Thursday July 12, 2007

Living in Philly, I think about ruins all the time. Mostly because they’re everywhere here. There are places less that a mile from City Hall that sit vacant and crumbling and gorgeous. (Like the Divine Lorraine hotel pictured in this flickr set that will soon be overpriced condos).
It’s really easy to romanticize this stuff mostly because it’s pretty and makes you stop and ponder in the way that art and smoking a cigarette and religion can. But you know, it’s a complete position of privilege to be able to say that it’s pretty. It’s easy to be in ah of urban ruins when you don’t have to live in the neighborhood that’s crumbling. The July issue of Harper’s has a great article about Detroit and what the author Rebecca Solnit calls “the post-American landscape.” I lived in Michigan several years ago not too far from Detroit and I once took some folks visiting from California on a drive through the city.

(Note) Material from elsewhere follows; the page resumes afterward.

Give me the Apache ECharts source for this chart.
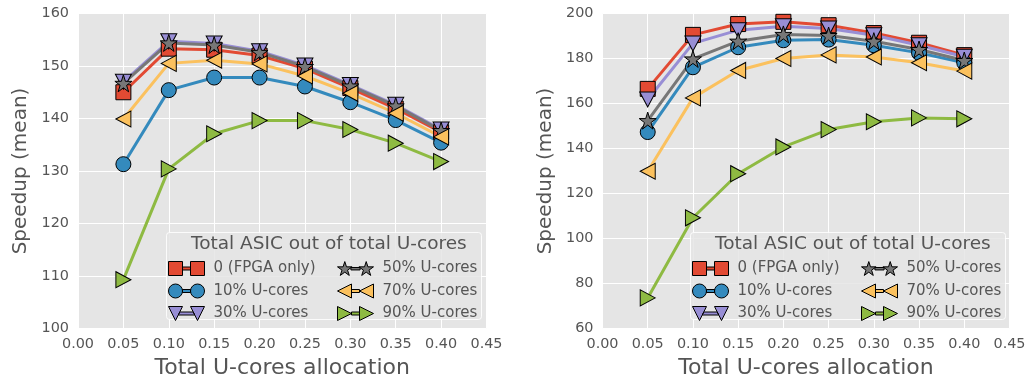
<!DOCTYPE html>
<html>
<head>
<meta charset="utf-8">
<script src="https://cdn.jsdelivr.net/npm/echarts@6/dist/echarts.min.js"></script>
<style>
html,body{margin:0;padding:0;background:#fff;}
#chart{width:1031px;height:381px;}
</style>
</head>
<body>
<div id="chart"></div>
<script>
// ---- data ----
const allocation = [0.05, 0.10, 0.15, 0.20, 0.25, 0.30, 0.35, 0.40];
const seriesNames = ['0 (FPGA only)', '10% U-cores', '30% U-cores', '50% U-cores', '70% U-cores', '90% U-cores'];
const xTicks = [0, 0.05, 0.10, 0.15, 0.20, 0.25, 0.30, 0.35, 0.40, 0.45];
const legendTitle = 'Total ASIC out of total U-cores';
const xLabel = 'Total U-cores allocation';
const yLabel = 'Speedup (mean)';

// left panel
const leftFpga = [145.0, 153.3, 153.1, 152.0, 149.5, 145.8, 141.9, 137.4];
const leftU10  = [131.3, 145.4, 147.8, 147.8, 146.1, 143.1, 139.7, 135.4];
const leftU30  = [147.0, 154.7, 154.3, 152.8, 150.1, 146.4, 142.6, 137.9];
const leftU50  = [146.7, 154.4, 154.0, 152.6, 149.9, 146.2, 142.4, 137.7];
const leftU70  = [139.9, 150.5, 151.1, 150.4, 148.1, 144.8, 141.0, 136.5];
const leftU90  = [109.3, 130.4, 137.1, 139.6, 139.6, 137.9, 135.3, 131.8];

// right panel
const rightFpga = [166.5, 190.5, 195.3, 196.3, 194.8, 191.3, 187.0, 181.5];
const rightU10  = [147.3, 176.1, 185.0, 188.1, 188.4, 185.9, 182.5, 178.1];
const rightU30  = [161.8, 186.7, 192.6, 194.3, 193.3, 190.3, 185.9, 180.8];
const rightU50  = [152.4, 179.8, 187.7, 190.7, 190.2, 187.7, 184.0, 179.1];
const rightU70  = [129.9, 162.5, 174.7, 180.0, 181.6, 180.7, 178.1, 174.4];
const rightU90  = [73.6, 109.2, 128.8, 140.7, 148.4, 151.9, 153.6, 153.2];

// ---- styles ----
const FONT = 'DejaVu Sans';
const TXT = '#555555';
const colors = ['#E24A33', '#348ABD', '#988ED5', '#777777', '#FBC15E', '#8EBA42'];
const STAR = 'path://M50,0L61.2,34.5L97.6,34.5L68.2,55.9L79.4,90.5L50,69.1L20.6,90.5L31.8,55.9L2.4,34.5L38.8,34.5Z';
const markers = [
  {symbol: 'rect', size: 15, rotate: 0},
  {symbol: 'circle', size: 15, rotate: 0},
  {symbol: 'triangle', size: [16, 15], rotate: 180},
  {symbol: STAR, size: 17, rotate: 0},
  {symbol: 'triangle', size: [16, 15], rotate: 90},
  {symbol: 'triangle', size: [16, 15], rotate: -90}
];
const legendIcons = [
  'path://M0,0H14V14H0Z M22,0H36V14H22Z M14,5.5H22V8.5H14Z',
  'path://M0,7A7,7,0,1,0,14,7A7,7,0,1,0,0,7Z M22,7A7,7,0,1,0,36,7A7,7,0,1,0,22,7Z M14,5.5H22V8.5H14Z',
  'path://M0,0H14L7,14Z M22,0H36L29,14Z M11.25,5.5L24.75,5.5L26.25,8.5L9.75,8.5Z',
  'path://M7.5,0L9.18,5.18L14.64,5.18L10.23,8.39L11.91,13.58L7.5,10.37L3.09,13.58L4.77,8.39L0.36,5.18L5.82,5.18Z M28.5,0L30.18,5.18L35.64,5.18L31.23,8.39L32.91,13.58L28.5,10.37L24.09,13.58L25.77,8.39L21.36,5.18L26.82,5.18Z M13.5,5.8H22.5V8.2H13.5Z',
  'path://M0,7L14,0V14Z M22,7L36,0V14Z M14,5.5H22V8.5H14Z',
  'path://M0,0L14,7L0,14Z M22,0L36,7L22,14Z M14,5.5H22V8.5H14Z'
];

const leftData = [leftFpga, leftU10, leftU30, leftU50, leftU70, leftU90];
const rightData = [rightFpga, rightU10, rightU30, rightU50, rightU70, rightU90];

function makeSeries(dataSets, idx) {
  return dataSets.map((vals, i) => ({
    name: seriesNames[i],
    type: 'line',
    xAxisIndex: idx,
    yAxisIndex: idx,
    data: allocation.map((x, k) => [x, vals[k]]),
    symbol: markers[i].symbol,
    symbolSize: markers[i].size,
    symbolRotate: markers[i].rotate,
    showAllSymbol: true,
    z: 2,
    lineStyle: {color: colors[i], width: 3},
    itemStyle: {color: colors[i], borderColor: '#000', borderWidth: 1},
    emphasis: {disabled: true},
    animation: false
  }));
}

function xAxis(gi) {
  return {
    type: 'value', gridIndex: gi, min: 0, max: 0.45, interval: 0.05,
    name: xLabel, nameLocation: 'middle', nameGap: 29,
    nameTextStyle: {fontFamily: FONT, fontSize: 22, color: TXT},
    axisLine: {show: false}, axisTick: {show: false},
    axisLabel: {fontFamily: FONT, fontSize: 14.4, color: TXT, margin: 9,
      formatter: v => v.toFixed(2)},
    splitLine: {show: true, lineStyle: {color: '#ffffff', width: 1}}
  };
}
function yAxis(gi, min, max, step) {
  return {
    type: 'value', gridIndex: gi, min: min, max: max, interval: step,
    name: yLabel, nameLocation: 'middle', nameGap: 47, nameRotate: 90,
    nameTextStyle: {fontFamily: FONT, fontSize: 20, color: TXT},
    axisLine: {show: false}, axisTick: {show: false},
    axisLabel: {fontFamily: FONT, fontSize: 14.4, color: TXT, margin: 9},
    splitLine: {show: true, lineStyle: {color: '#ffffff', width: 1}}
  };
}
function legendCol(names, iconIdx, left) {
  return {
    orient: 'vertical', left: left, top: 261, padding: 0,
    itemWidth: 36, itemHeight: 14, itemGap: 7.5, z: 5,
    selectedMode: false,
    data: names.map((n, k) => ({name: n, icon: legendIcons[iconIdx[k]]})),
    itemStyle: {borderColor: '#000', borderWidth: 1},
    textStyle: {fontFamily: FONT, fontSize: 15, color: TXT, padding: [0, 0, 0, 4]}
  };
}
function legendBox(left, top) {
  return {
    text: legendTitle, left: left, top: top, z: 3,
    padding: [3, 15, 66, 25],
    backgroundColor: 'rgba(229,229,229,0.85)',
    borderColor: 'rgba(255,255,255,0.85)', borderWidth: 1, borderRadius: 3,
    textStyle: {fontFamily: FONT, fontSize: 18.5, fontWeight: 'normal', color: TXT}
  };
}

const chart = echarts.init(document.getElementById('chart'), null, {renderer: 'canvas'});
chart.setOption({
  animation: false,
  backgroundColor: '#ffffff',
  grid: [
    {left: 78, top: 13.5, width: 408.5, height: 315, show: true, backgroundColor: '#E5E5E5', borderWidth: 0, containLabel: false, outerBoundsMode: 'none'},
    {left: 602.5, top: 13.5, width: 407, height: 315, show: true, backgroundColor: '#E5E5E5', borderWidth: 0, containLabel: false, outerBoundsMode: 'none'}
  ],
  title: [legendBox(166, 232), legendBox(690, 232)],
  legend: [
    legendCol(seriesNames.slice(0, 3), [0, 1, 2], 168),
    legendCol(seriesNames.slice(3), [3, 4, 5], 337),
    legendCol(seriesNames.slice(0, 3), [0, 1, 2], 692),
    legendCol(seriesNames.slice(3), [3, 4, 5], 861)
  ],
  xAxis: [xAxis(0), xAxis(1)],
  yAxis: [yAxis(0, 100, 160, 10), yAxis(1, 60, 200, 20)],
  series: makeSeries(leftData, 0).concat(makeSeries(rightData, 1))
});
</script>
</body>
</html>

One of them uttered the sentence all slow and film dialogue like, “This looks like Beirut” by which I think he meant, “How did this happen?” and “This is totally amazing.” Solnit romanticizes the decay too, but she has a vision for new green agricultural cities in places like Detroit that makes sense and is really beautiful to envision.
The photo above comes from photographer Julia Solis. There’s a whole gallery of ruins called The Garden of Crumbling Delights at the site of the group Ars Subterranea: The Society for Creative Preservation. Found over at the Dwell blog.